Protection of Ising spin-orbit coupling in bulk misfit superconductors

Abstract: Low-dimensional materials have remarkable properties that are distinct from their bulk counterparts. A paradigmatic example is Ising superconductivity that occurs in monolayer materials such as NbSe2 which show a strong violation of the Pauli limit. In monolayers, this occurs due to a combination of broken inversion symmetry and spin-orbit coupling that locks the spins of the electrons out-of-plane. Bulk NbSe2 is centrosymmetric and is therefore not an Ising superconductor. We show that bulk misfit compound superconductors, (LaSe)1.14(NbSe2) and (LaSe)1.14(NbSe2)2, comprised of monolayers and bilayers of NbSe2, exhibit unexpected Ising protection with a Pauli-limit violation comparable to monolayer NbSe2, despite formally having inversion symmetry. We study these misfit compounds using complementary experimental methods in combination with first-principles calculations.
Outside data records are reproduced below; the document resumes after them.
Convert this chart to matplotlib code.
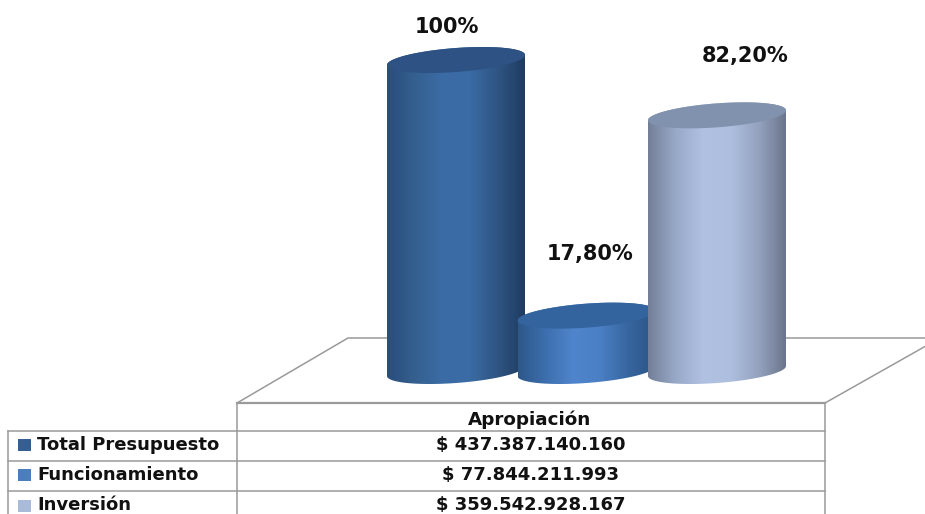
import numpy as np
import matplotlib
matplotlib.use("Agg")
import matplotlib.pyplot as plt
from matplotlib.colors import LinearSegmentedColormap
from matplotlib.patches import Polygon, Rectangle

categories = ["Total Presupuesto", "Funcionamiento", "Inversión"]
percent_values = [100.0, 17.8, 82.2]
percent_labels = ["100%", "17,80%", "82,20%"]
amount_labels = ["$ 437.387.140.160", "$ 77.844.211.993", "$ 359.542.928.167"]
column_header = "Apropiación"

side_colors = [
    ["#2a4d7c", "#34608f", "#3c6ca6", "#3b6ba4", "#2f5583", "#1f3c60"],
    ["#2c5789", "#3d6fae", "#4f85cc", "#4a7fc4", "#37669f", "#2a5485"],
    ["#737f97", "#98a9c8", "#b0c1e2", "#adbedf", "#95a3bf", "#6b768c"],
]
top_colors = ["#2d5283", "#34649e", "#8092ae"]
legend_colors = ["#355f92", "#4a7ebd", "#a9bbd9"]
label_offsets_px = [(-9, 33), (4, 62), (28, 59)]

W, H = 925, 514
BASE_PX, PX_PER_PCT = 371.0, 3.11
X0_PX, PX_PER_CAT = 456.0, 130.5
HALF_W = 69 / PX_PER_CAT
HALF_H = 12 / PX_PER_PCT
SHEAR = 5 / PX_PER_PCT

fig = plt.figure(figsize=(W / 100, H / 100), dpi=100, facecolor="white")

# Overlay in pixels for the floor and the data table
deco = fig.add_axes([0, 0, 1, 1])
deco.set_xlim(0, W)
deco.set_ylim(H, 0)
deco.axis("off")
GREY = "#9a9a9a"
deco.add_patch(Polygon([(237, 403), (348, 338), (940, 338), (825, 403)],
                       closed=False, fill=False, ec=GREY, lw=1.1, clip_on=True))
deco.plot([237, 825], [403, 403], color=GREY, lw=1.6)
TX0, TX1, TX2 = 8, 237, 825
ROWS = [431, 461, 491, 514]
deco.plot([TX1, TX1], [403, ROWS[0]], color=GREY, lw=1.1)
deco.plot([TX2, TX2], [403, 514], color=GREY, lw=1.1)
for yy in ROWS[:3]:
    deco.plot([TX0, TX2], [yy, yy], color=GREY, lw=1.1)
deco.plot([TX0, TX0], [ROWS[0], 514], color=GREY, lw=1.1)
deco.plot([TX1, TX1], [ROWS[0], 514], color=GREY, lw=1.1)

FONT = dict(family="DejaVu Sans", fontweight="bold", color="#111111")
deco.text((TX1 + TX2) / 2 - 1, 420, column_header, ha="center", va="center", fontsize=13.2, **FONT)
for i, (cat, amt) in enumerate(zip(categories, amount_labels)):
    yc = (ROWS[i] + ROWS[i + 1]) / 2 - 1 + (0 if i < 2 else 4)
    deco.add_patch(Rectangle((18, yc - 6), 13, 12, fc=legend_colors[i], ec="none"))
    deco.text(37, yc, cat, ha="left", va="center", fontsize=13, **FONT)
    deco.text(531, yc, amt, ha="center", va="center", fontsize=13, **FONT)

# Value axes: x is the category position, y is the percentage
ax = fig.add_axes([0, 0, 1, 1], facecolor="none")
ax.set_xlim((0 - X0_PX) / PX_PER_CAT, (W - X0_PX) / PX_PER_CAT)
ax.set_ylim((BASE_PX - H) / PX_PER_PCT, BASE_PX / PX_PER_PCT)
ax.axis("off")

t = np.linspace(0, 2 * np.pi, 200)


def ellipse(cx, cy):
    return np.column_stack([cx + HALF_W * np.cos(t),
                            cy + HALF_H * np.sin(t) + SHEAR * np.cos(t)])


for i, value in enumerate(percent_values):
    z = 2 + i * 2
    upper = ellipse(i, value)
    # Outline: lower half of the base ellipse, then up and across the top
    s = np.linspace(np.pi, 2 * np.pi, 100)
    bottom = np.column_stack([i + HALF_W * np.cos(s),
                              HALF_H * np.sin(s) + SHEAR * np.cos(s)])
    s2 = np.linspace(0, np.pi, 100)
    top = np.column_stack([i + HALF_W * np.cos(s2),
                           value + HALF_H * np.sin(s2) + SHEAR * np.cos(s2)])
    outline = Polygon(np.vstack([bottom, top]), closed=True, transform=ax.transData, fc="none", ec="none")
    ax.add_patch(outline)
    cmap = LinearSegmentedColormap.from_list(f"c{i}", side_colors[i])
    im = ax.imshow(np.linspace(0, 1, 256)[None, :], cmap=cmap, aspect="auto",
                   extent=[i - HALF_W, i + HALF_W, -HALF_H * 2, value + HALF_H * 2],
                   zorder=z, interpolation="bilinear")
    im.set_clip_path(outline)
    ax.add_patch(Polygon(upper, closed=True, fc=top_colors[i], ec="none", zorder=z + 0.5))
    dx, dy = label_offsets_px[i]
    ax.annotate(percent_labels[i], (i, value), xytext=(dx * 0.72, dy * 0.72),
                textcoords="offset points", ha="center", va="center",
                fontsize=15, family="DejaVu Sans", fontweight="bold", color="#111111", zorder=10)

ax.set_xlim((0 - X0_PX) / PX_PER_CAT, (W - X0_PX) / PX_PER_CAT)
ax.set_ylim((BASE_PX - H) / PX_PER_PCT, BASE_PX / PX_PER_PCT)

fig.savefig("out.png", dpi=100)
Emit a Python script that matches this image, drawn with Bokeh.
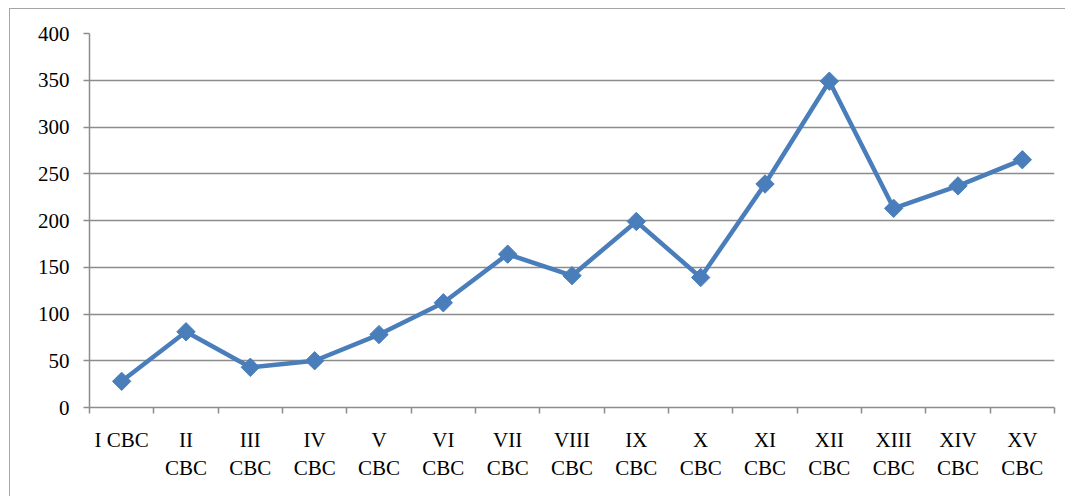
from bokeh.plotting import figure
from bokeh.models import FixedTicker, Range1d
from bokeh.embed import file_html
from bokeh.resources import INLINE

categories = ["I CBC", "II\nCBC", "III\nCBC", "IV\nCBC", "V\nCBC", "VI\nCBC", "VII\nCBC",
              "VIII\nCBC", "IX\nCBC", "X\nCBC", "XI\nCBC", "XII\nCBC", "XIII\nCBC",
              "XIV\nCBC", "XV\nCBC"]
values = [28, 81, 43, 50, 78, 112, 164, 141, 199, 139, 239, 349, 213, 237, 265]
y_ticks = [0, 50, 100, 150, 200, 250, 300, 350, 400]

n = len(categories)
xs = list(range(1, n + 1))

p = figure(width=1056, height=488, output_backend="svg", toolbar_location=None,
           x_range=Range1d(0.5, n + 0.5), y_range=Range1d(0, 400),
           min_border_left=79, min_border_right=12, min_border_top=24, min_border_bottom=90)
p.styles = {"border-left": "1.5px solid #a6a6a6", "border-top": "1.5px solid #a6a6a6",
            "margin-left": "9px", "margin-top": "8px"}
p.outline_line_color = None
p.background_fill_color = "white"
p.border_fill_color = "white"

grey = "#8c8c8c"
font = "Liberation Serif"

p.xaxis.ticker = FixedTicker(ticks=xs, minor_ticks=[i + 0.5 for i in range(0, n + 1)])
p.xaxis.major_label_overrides = {i + 1: c for i, c in enumerate(categories)}
p.xaxis.major_tick_line_color = None
p.xaxis.minor_tick_line_color = grey
p.xaxis.minor_tick_line_width = 1.5
p.xaxis.minor_tick_out = 6
p.xaxis.minor_tick_in = 0
p.xaxis.axis_line_color = grey
p.xaxis.axis_line_width = 1.5
p.xaxis.major_label_standoff = 14
p.xaxis.major_label_text_font = font
p.xaxis.major_label_text_font_size = "21px"
p.xaxis.major_label_text_color = "black"
p.xaxis.major_label_text_line_height = 1.17
p.xgrid.grid_line_color = None

p.yaxis.ticker = FixedTicker(ticks=y_ticks, minor_ticks=[])
p.yaxis.major_tick_line_color = grey
p.yaxis.major_tick_line_width = 1.5
p.yaxis.major_tick_out = 6
p.yaxis.major_tick_in = 0
p.yaxis.axis_line_color = grey
p.yaxis.axis_line_width = 1.5
p.yaxis.major_label_standoff = 14
p.yaxis.major_label_text_font = font
p.yaxis.major_label_text_font_size = "21px"
p.yaxis.major_label_text_color = "black"
p.ygrid.grid_line_color = grey
p.ygrid.grid_line_width = 1.5

p.line(xs, values, line_color="#4a7ebb", line_width=4.5)
p.scatter(xs, values, marker="square", angle=0.7854, size=13,
          fill_color="#4a7ebb", line_color="#4a7ebb")

open("out.html", "w").write(file_html(p, INLINE))
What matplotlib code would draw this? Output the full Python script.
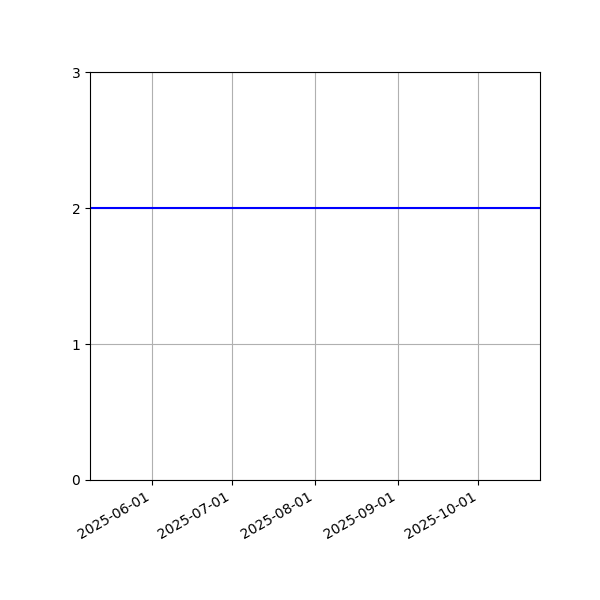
import matplotlib
matplotlib.use("Agg")
import matplotlib.pyplot as plt
import matplotlib.dates as mdates
import numpy as np

dates = np.array(["2025-05-09", "2025-10-24"], dtype="datetime64[D]")
values = [2, 2]
yticks = [0, 1, 2, 3]

fig, ax = plt.subplots(figsize=(6, 6), dpi=100)
ax.plot(dates, values, color="blue", linewidth=1.5)
ax.set_xlim(dates[0], dates[-1])
ax.set_ylim(0, 3)
ax.set_yticks(yticks)
ax.xaxis.set_major_locator(mdates.MonthLocator())
ax.xaxis.set_major_formatter(mdates.DateFormatter("%Y-%m-%d"))
ax.grid(True)
fig.autofmt_xdate()
fig.subplots_adjust(left=0.15, right=0.9, top=0.88, bottom=0.2)
fig.savefig("out.png")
We propose theoretical mechanisms of how the Ising protection can survive in bulk materials. We show how some of these mechanisms operate in these bulk compounds due to a concerted effect of charge-transfer, defects, reduction of interlayer hopping, and stacking. This highlights how Ising superconductivity can, unexpectedly, arise in bulk materials, and possibly enable the design of bulk superconductors that are resilient to magnetic fields.